──────── GIVEN DATA

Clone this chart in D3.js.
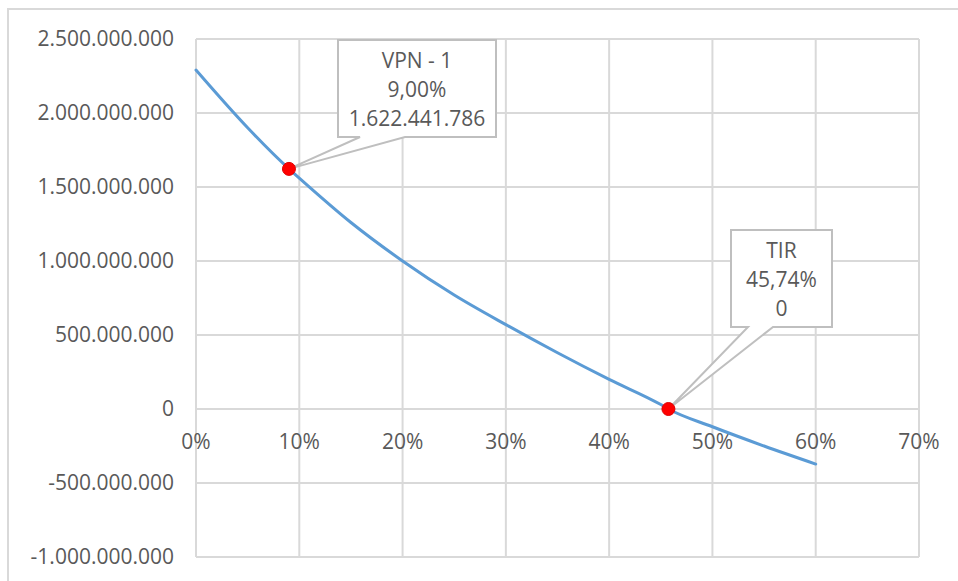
<!DOCTYPE html>
<html>
<head>
<meta charset="utf-8">
<script src="https://cdn.jsdelivr.net/npm/d3@7"></script>
<style>
  body { margin: 0; background: #fff; }
  svg { display: block; font-family: "Open Sans", sans-serif; }
  .grid line { stroke: #d9d9d9; stroke-width: 2; }
  .lbl { fill: #595959; font-size: 21px; }
</style>
</head>
<body>
<svg id="chart" width="958" height="581"></svg>
<script>
// VPN curve (rate in %, value in pesos)
const rates = [0, 5, 9, 10, 15, 20, 25, 30, 35, 40, 45, 45.74, 50, 55, 60];
const vpn = [2290000000, 1900000000, 1622441786, 1560000000, 1260000000, 1000000000,
  770000000, 570000000, 380000000, 200000000, 30000000, 0, -120000000, -250000000, -372000000];

const xTicks = [0, 10, 20, 30, 40, 50, 60, 70];
const yTicks = [-1000000000, -500000000, 0, 500000000, 1000000000, 1500000000, 2000000000, 2500000000];

// highlighted points
const marks = [
  { rate: 9, value: 1622441786, lines: ["VPN - 1", "9,00%", "1.622.441.786"] },
  { rate: 45.74, value: 0, lines: ["TIR", "45,74%", "0"] }
];

const svg = d3.select("#chart");
const plot = { left: 196, right: 919, top: 39, bottom: 557 };

const x = d3.scaleLinear().domain([0, 70]).range([plot.left, plot.right]);
const y = d3.scaleLinear().domain([-1000000000, 2500000000]).range([plot.bottom, plot.top]);

const fmtNum = d3.formatLocale({ decimal: ",", thousands: ".", grouping: [3], currency: ["$", ""], minus: "-" }).format(",.0f");

// chart area border (only top/left visible)
svg.append("rect")
  .attr("x", 8).attr("y", 9)
  .attr("width", 1000).attr("height", 700)
  .attr("fill", "none")
  .attr("stroke", "#d9d9d9")
  .attr("stroke-width", 2);

const grid = svg.append("g").attr("class", "grid");
grid.selectAll("line.h").data(yTicks).join("line")
  .attr("class", "h")
  .attr("x1", plot.left).attr("x2", plot.right)
  .attr("y1", d => y(d)).attr("y2", d => y(d));
grid.selectAll("line.v").data(xTicks).join("line")
  .attr("class", "v")
  .attr("y1", plot.top).attr("y2", plot.bottom)
  .attr("x1", d => x(d)).attr("x2", d => x(d));

// y labels
svg.selectAll("text.ylab").data(yTicks).join("text")
  .attr("class", "lbl ylab")
  .attr("x", 174)
  .attr("y", d => y(d))
  .attr("dy", "0.35em")
  .attr("text-anchor", "end")
  .text(d => d === 0 ? "0" : fmtNum(d));

// x labels sit under the zero line
svg.selectAll("text.xlab").data(xTicks).join("text")
  .attr("class", "lbl xlab")
  .attr("x", d => x(d))
  .attr("y", y(0) + 40)
  .attr("text-anchor", "middle")
  .text(d => d + "%");

// curve
const line = d3.line()
  .x((d, i) => x(rates[i]))
  .y(d => y(d))
  .curve(d3.curveMonotoneX);
svg.append("path").datum(vpn)
  .attr("d", line)
  .attr("fill", "none")
  .attr("stroke", "#5b9bd5")
  .attr("stroke-width", 3)
  .attr("stroke-linecap", "round");

// callouts
const boxes = [
  { x0: 338, y0: 40, w: 158, h: 97, p0: 360, p1: 405 },
  { x0: 731, y0: 230, w: 101, h: 97, p0: 748, p1: 773 }
];

marks.forEach((m, i) => {
  const b = boxes[i];
  const px = x(m.rate), py = y(m.value);
  const g = svg.append("g");
  const path = d3.path();
  path.moveTo(b.x0, b.y0);
  path.lineTo(b.x0 + b.w, b.y0);
  path.lineTo(b.x0 + b.w, b.y0 + b.h);
  path.lineTo(b.p1, b.y0 + b.h);
  path.lineTo(px, py);
  path.lineTo(b.p0, b.y0 + b.h);
  path.lineTo(b.x0, b.y0 + b.h);
  path.closePath();
  g.append("path")
    .attr("d", path.toString())
    .attr("fill", "#fff")
    .attr("stroke", "#bfbfbf")
    .attr("stroke-width", 2);
  m.lines.forEach((t, j) => {
    g.append("text")
      .attr("class", "lbl")
      .attr("x", b.x0 + b.w / 2)
      .attr("y", b.y0 + 21 + j * 29)
      .attr("dy", "0.35em")
      .attr("text-anchor", "middle")
      .text(t);
  });
});

// markers
svg.selectAll("circle.mk").data(marks).join("circle")
  .attr("class", "mk")
  .attr("cx", d => x(d.rate))
  .attr("cy", d => y(d.value))
  .attr("r", 6.5)
  .attr("fill", "#ff0000")
  .attr("stroke", "#e00000")
  .attr("stroke-width", 1);
</script>
</body>
</html>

────────────────

== DIRECTIONS ==
From the first line of the material down to the line containing "-120000000, -250000000, -372000000];", inclusive, return each line exactly, skipping any picture.

== ANSWER BELOW ==
Clone this chart in D3.js.
<!DOCTYPE html>
<html>
<head>
<meta charset="utf-8">
<script src="https://cdn.jsdelivr.net/npm/d3@7"></script>
<style>
  body { margin: 0; background: #fff; }
  svg { display: block; font-family: "Open Sans", sans-serif; }
  .grid line { stroke: #d9d9d9; stroke-width: 2; }
  .lbl { fill: #595959; font-size: 21px; }
</style>
</head>
<body>
<svg id="chart" width="958" height="581"></svg>
<script>
// VPN curve (rate in %, value in pesos)
const rates = [0, 5, 9, 10, 15, 20, 25, 30, 35, 40, 45, 45.74, 50, 55, 60];
const vpn = [2290000000, 1900000000, 1622441786, 1560000000, 1260000000, 1000000000,
  770000000, 570000000, 380000000, 200000000, 30000000, 0, -120000000, -250000000, -372000000];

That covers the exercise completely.